══ Dataset content ══
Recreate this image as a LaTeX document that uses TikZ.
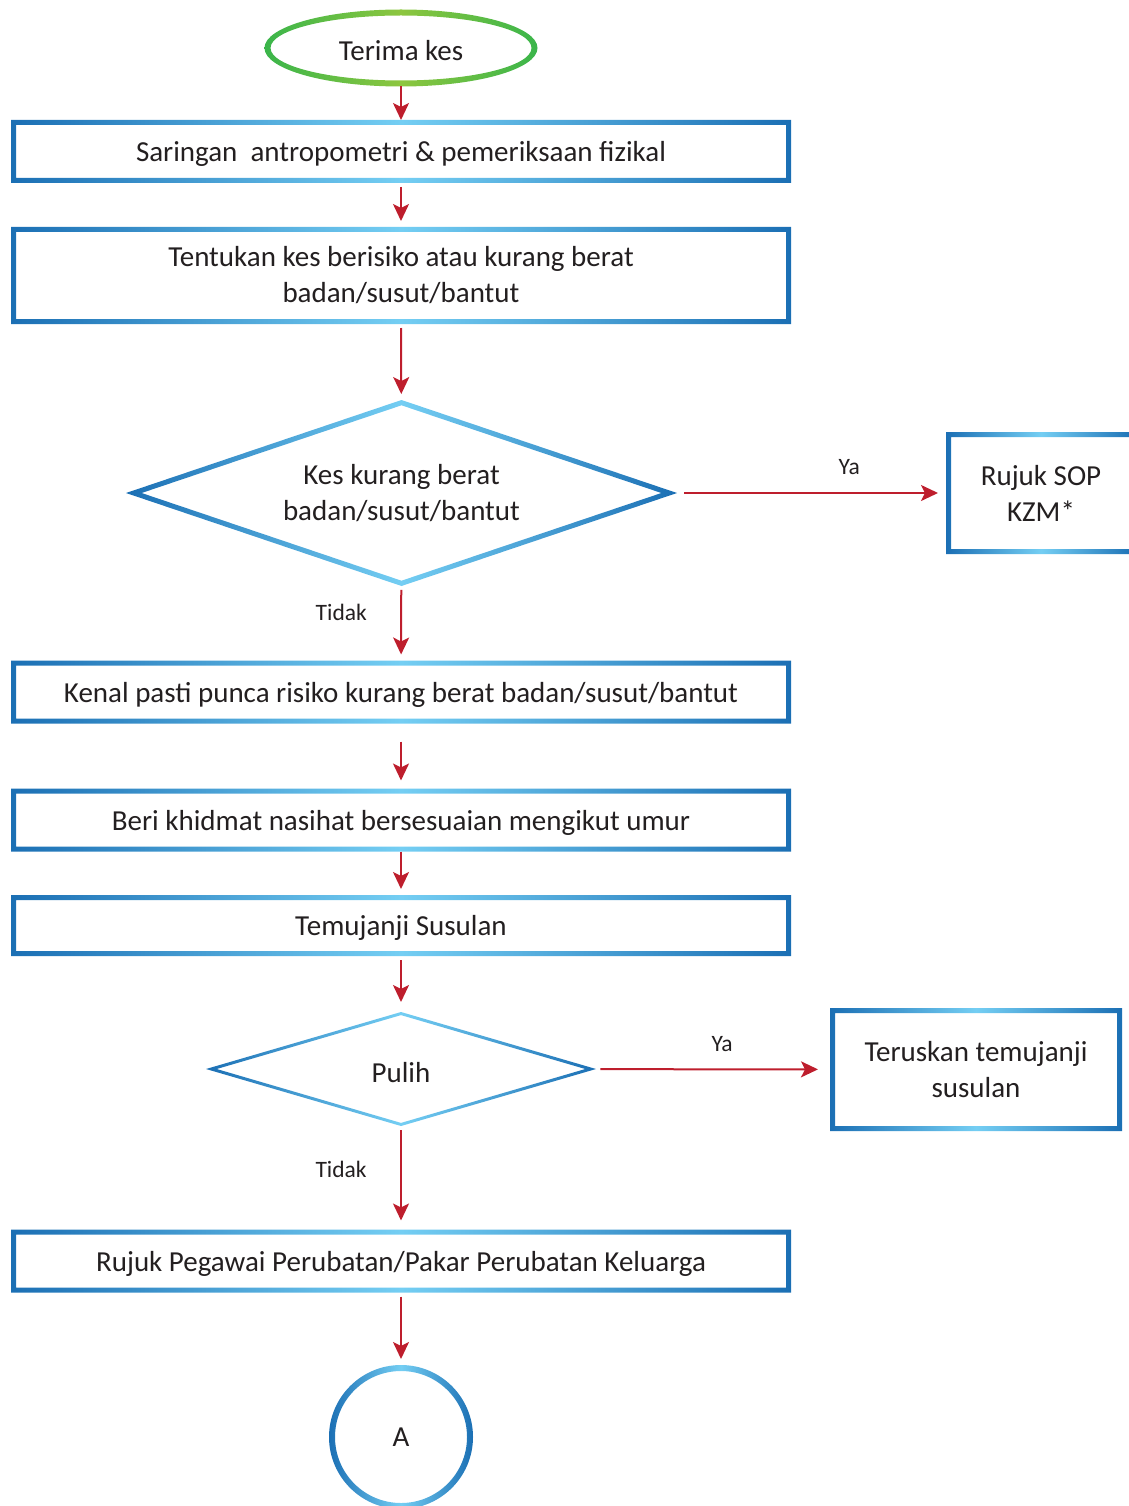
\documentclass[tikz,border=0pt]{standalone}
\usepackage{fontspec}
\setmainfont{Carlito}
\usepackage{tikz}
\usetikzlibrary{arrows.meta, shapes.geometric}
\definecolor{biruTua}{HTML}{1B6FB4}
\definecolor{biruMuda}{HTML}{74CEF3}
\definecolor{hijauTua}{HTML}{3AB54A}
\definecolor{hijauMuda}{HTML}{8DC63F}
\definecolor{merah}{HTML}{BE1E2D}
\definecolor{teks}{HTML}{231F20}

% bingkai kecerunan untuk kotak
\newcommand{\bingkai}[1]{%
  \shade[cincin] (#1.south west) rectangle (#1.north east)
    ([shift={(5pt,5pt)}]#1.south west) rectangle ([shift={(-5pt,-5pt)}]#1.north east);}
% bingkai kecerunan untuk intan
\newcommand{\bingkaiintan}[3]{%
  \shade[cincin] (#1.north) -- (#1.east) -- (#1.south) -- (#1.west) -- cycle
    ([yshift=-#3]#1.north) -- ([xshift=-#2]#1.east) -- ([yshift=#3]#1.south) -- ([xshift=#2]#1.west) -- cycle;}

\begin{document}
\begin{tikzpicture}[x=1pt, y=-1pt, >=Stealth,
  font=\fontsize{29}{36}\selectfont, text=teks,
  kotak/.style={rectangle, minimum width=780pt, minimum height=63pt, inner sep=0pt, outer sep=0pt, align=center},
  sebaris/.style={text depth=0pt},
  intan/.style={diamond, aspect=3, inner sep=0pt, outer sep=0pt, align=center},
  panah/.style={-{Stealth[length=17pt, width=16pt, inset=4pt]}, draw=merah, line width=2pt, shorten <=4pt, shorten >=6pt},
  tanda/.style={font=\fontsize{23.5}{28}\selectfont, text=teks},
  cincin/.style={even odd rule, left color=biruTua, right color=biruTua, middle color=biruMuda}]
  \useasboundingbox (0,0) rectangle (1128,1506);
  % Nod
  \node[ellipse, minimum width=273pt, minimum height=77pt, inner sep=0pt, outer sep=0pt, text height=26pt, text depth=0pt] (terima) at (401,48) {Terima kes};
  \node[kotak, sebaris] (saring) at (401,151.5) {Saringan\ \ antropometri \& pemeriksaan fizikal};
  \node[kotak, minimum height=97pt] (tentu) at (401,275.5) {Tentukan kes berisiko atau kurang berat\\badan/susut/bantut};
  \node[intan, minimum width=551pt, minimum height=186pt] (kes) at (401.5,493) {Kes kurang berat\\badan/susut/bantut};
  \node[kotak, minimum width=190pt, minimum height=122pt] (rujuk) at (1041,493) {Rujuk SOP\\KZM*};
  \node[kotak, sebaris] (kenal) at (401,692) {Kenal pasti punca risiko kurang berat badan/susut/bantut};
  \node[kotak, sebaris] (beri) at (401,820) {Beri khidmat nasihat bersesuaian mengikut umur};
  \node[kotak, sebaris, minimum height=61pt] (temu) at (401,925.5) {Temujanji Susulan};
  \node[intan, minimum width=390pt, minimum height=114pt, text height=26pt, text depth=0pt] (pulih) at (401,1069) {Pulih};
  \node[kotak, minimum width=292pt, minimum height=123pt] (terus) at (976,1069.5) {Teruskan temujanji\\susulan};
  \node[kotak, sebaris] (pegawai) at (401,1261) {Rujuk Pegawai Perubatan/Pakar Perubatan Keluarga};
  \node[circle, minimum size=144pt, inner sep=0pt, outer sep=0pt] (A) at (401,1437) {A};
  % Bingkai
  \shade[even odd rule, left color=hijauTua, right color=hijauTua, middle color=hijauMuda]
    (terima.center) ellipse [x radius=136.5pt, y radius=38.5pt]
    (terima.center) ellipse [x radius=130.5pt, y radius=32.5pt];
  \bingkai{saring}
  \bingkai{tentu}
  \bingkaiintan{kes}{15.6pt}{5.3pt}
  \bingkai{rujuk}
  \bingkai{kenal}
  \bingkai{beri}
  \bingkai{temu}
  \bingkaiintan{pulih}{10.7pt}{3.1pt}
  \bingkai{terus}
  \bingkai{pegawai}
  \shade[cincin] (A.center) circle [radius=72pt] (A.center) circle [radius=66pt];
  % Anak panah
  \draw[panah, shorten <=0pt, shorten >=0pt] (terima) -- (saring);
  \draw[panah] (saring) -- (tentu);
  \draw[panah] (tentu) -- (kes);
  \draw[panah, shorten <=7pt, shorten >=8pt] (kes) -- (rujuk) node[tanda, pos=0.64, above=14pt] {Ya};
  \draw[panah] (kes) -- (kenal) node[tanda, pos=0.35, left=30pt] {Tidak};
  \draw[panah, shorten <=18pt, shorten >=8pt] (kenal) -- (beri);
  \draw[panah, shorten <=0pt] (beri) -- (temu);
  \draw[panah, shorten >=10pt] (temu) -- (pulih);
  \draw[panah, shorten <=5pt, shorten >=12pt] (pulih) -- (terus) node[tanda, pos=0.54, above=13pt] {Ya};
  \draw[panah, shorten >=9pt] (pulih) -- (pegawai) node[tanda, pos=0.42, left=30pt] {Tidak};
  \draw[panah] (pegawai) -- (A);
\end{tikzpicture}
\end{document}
═══
## Written task
Could you repeat all of the material exactly? Pictures should not be copied.

## Exercise result
Recreate this image as a LaTeX document that uses TikZ.
\documentclass[tikz,border=0pt]{standalone}
\usepackage{fontspec}
\setmainfont{Carlito}
\usepackage{tikz}
\usetikzlibrary{arrows.meta, shapes.geometric}
\definecolor{biruTua}{HTML}{1B6FB4}
\definecolor{biruMuda}{HTML}{74CEF3}
\definecolor{hijauTua}{HTML}{3AB54A}
\definecolor{hijauMuda}{HTML}{8DC63F}
\definecolor{merah}{HTML}{BE1E2D}
\definecolor{teks}{HTML}{231F20}

% bingkai kecerunan untuk kotak
\newcommand{\bingkai}[1]{%
  \shade[cincin] (#1.south west) rectangle (#1.north east)
    ([shift={(5pt,5pt)}]#1.south west) rectangle ([shift={(-5pt,-5pt)}]#1.north east);}
% bingkai kecerunan untuk intan
\newcommand{\bingkaiintan}[3]{%
  \shade[cincin] (#1.north) -- (#1.east) -- (#1.south) -- (#1.west) -- cycle
    ([yshift=-#3]#1.north) -- ([xshift=-#2]#1.east) -- ([yshift=#3]#1.south) -- ([xshift=#2]#1.west) -- cycle;}

\begin{document}
\begin{tikzpicture}[x=1pt, y=-1pt, >=Stealth,
  font=\fontsize{29}{36}\selectfont, text=teks,
  kotak/.style={rectangle, minimum width=780pt, minimum height=63pt, inner sep=0pt, outer sep=0pt, align=center},
  sebaris/.style={text depth=0pt},
  intan/.style={diamond, aspect=3, inner sep=0pt, outer sep=0pt, align=center},
  panah/.style={-{Stealth[length=17pt, width=16pt, inset=4pt]}, draw=merah, line width=2pt, shorten <=4pt, shorten >=6pt},
  tanda/.style={font=\fontsize{23.5}{28}\selectfont, text=teks},
  cincin/.style={even odd rule, left color=biruTua, right color=biruTua, middle color=biruMuda}]
  \useasboundingbox (0,0) rectangle (1128,1506);
  % Nod
  \node[ellipse, minimum width=273pt, minimum height=77pt, inner sep=0pt, outer sep=0pt, text height=26pt, text depth=0pt] (terima) at (401,48) {Terima kes};
  \node[kotak, sebaris] (saring) at (401,151.5) {Saringan\ \ antropometri \& pemeriksaan fizikal};
  \node[kotak, minimum height=97pt] (tentu) at (401,275.5) {Tentukan kes berisiko atau kurang berat\\badan/susut/bantut};
  \node[intan, minimum width=551pt, minimum height=186pt] (kes) at (401.5,493) {Kes kurang berat\\badan/susut/bantut};
  \node[kotak, minimum width=190pt, minimum height=122pt] (rujuk) at (1041,493) {Rujuk SOP\\KZM*};
  \node[kotak, sebaris] (kenal) at (401,692) {Kenal pasti punca risiko kurang berat badan/susut/bantut};
  \node[kotak, sebaris] (beri) at (401,820) {Beri khidmat nasihat bersesuaian mengikut umur};
  \node[kotak, sebaris, minimum height=61pt] (temu) at (401,925.5) {Temujanji Susulan};
  \node[intan, minimum width=390pt, minimum height=114pt, text height=26pt, text depth=0pt] (pulih) at (401,1069) {Pulih};
  \node[kotak, minimum width=292pt, minimum height=123pt] (terus) at (976,1069.5) {Teruskan temujanji\\susulan};
  \node[kotak, sebaris] (pegawai) at (401,1261) {Rujuk Pegawai Perubatan/Pakar Perubatan Keluarga};
  \node[circle, minimum size=144pt, inner sep=0pt, outer sep=0pt] (A) at (401,1437) {A};
  % Bingkai
  \shade[even odd rule, left color=hijauTua, right color=hijauTua, middle color=hijauMuda]
    (terima.center) ellipse [x radius=136.5pt, y radius=38.5pt]
    (terima.center) ellipse [x radius=130.5pt, y radius=32.5pt];
  \bingkai{saring}
  \bingkai{tentu}
  \bingkaiintan{kes}{15.6pt}{5.3pt}
  \bingkai{rujuk}
  \bingkai{kenal}
  \bingkai{beri}
  \bingkai{temu}
  \bingkaiintan{pulih}{10.7pt}{3.1pt}
  \bingkai{terus}
  \bingkai{pegawai}
  \shade[cincin] (A.center) circle [radius=72pt] (A.center) circle [radius=66pt];
  % Anak panah
  \draw[panah, shorten <=0pt, shorten >=0pt] (terima) -- (saring);
  \draw[panah] (saring) -- (tentu);
  \draw[panah] (tentu) -- (kes);
  \draw[panah, shorten <=7pt, shorten >=8pt] (kes) -- (rujuk) node[tanda, pos=0.64, above=14pt] {Ya};
  \draw[panah] (kes) -- (kenal) node[tanda, pos=0.35, left=30pt] {Tidak};
  \draw[panah, shorten <=18pt, shorten >=8pt] (kenal) -- (beri);
  \draw[panah, shorten <=0pt] (beri) -- (temu);
  \draw[panah, shorten >=10pt] (temu) -- (pulih);
  \draw[panah, shorten <=5pt, shorten >=12pt] (pulih) -- (terus) node[tanda, pos=0.54, above=13pt] {Ya};
  \draw[panah, shorten >=9pt] (pulih) -- (pegawai) node[tanda, pos=0.42, left=30pt] {Tidak};
  \draw[panah] (pegawai) -- (A);
\end{tikzpicture}
\end{document}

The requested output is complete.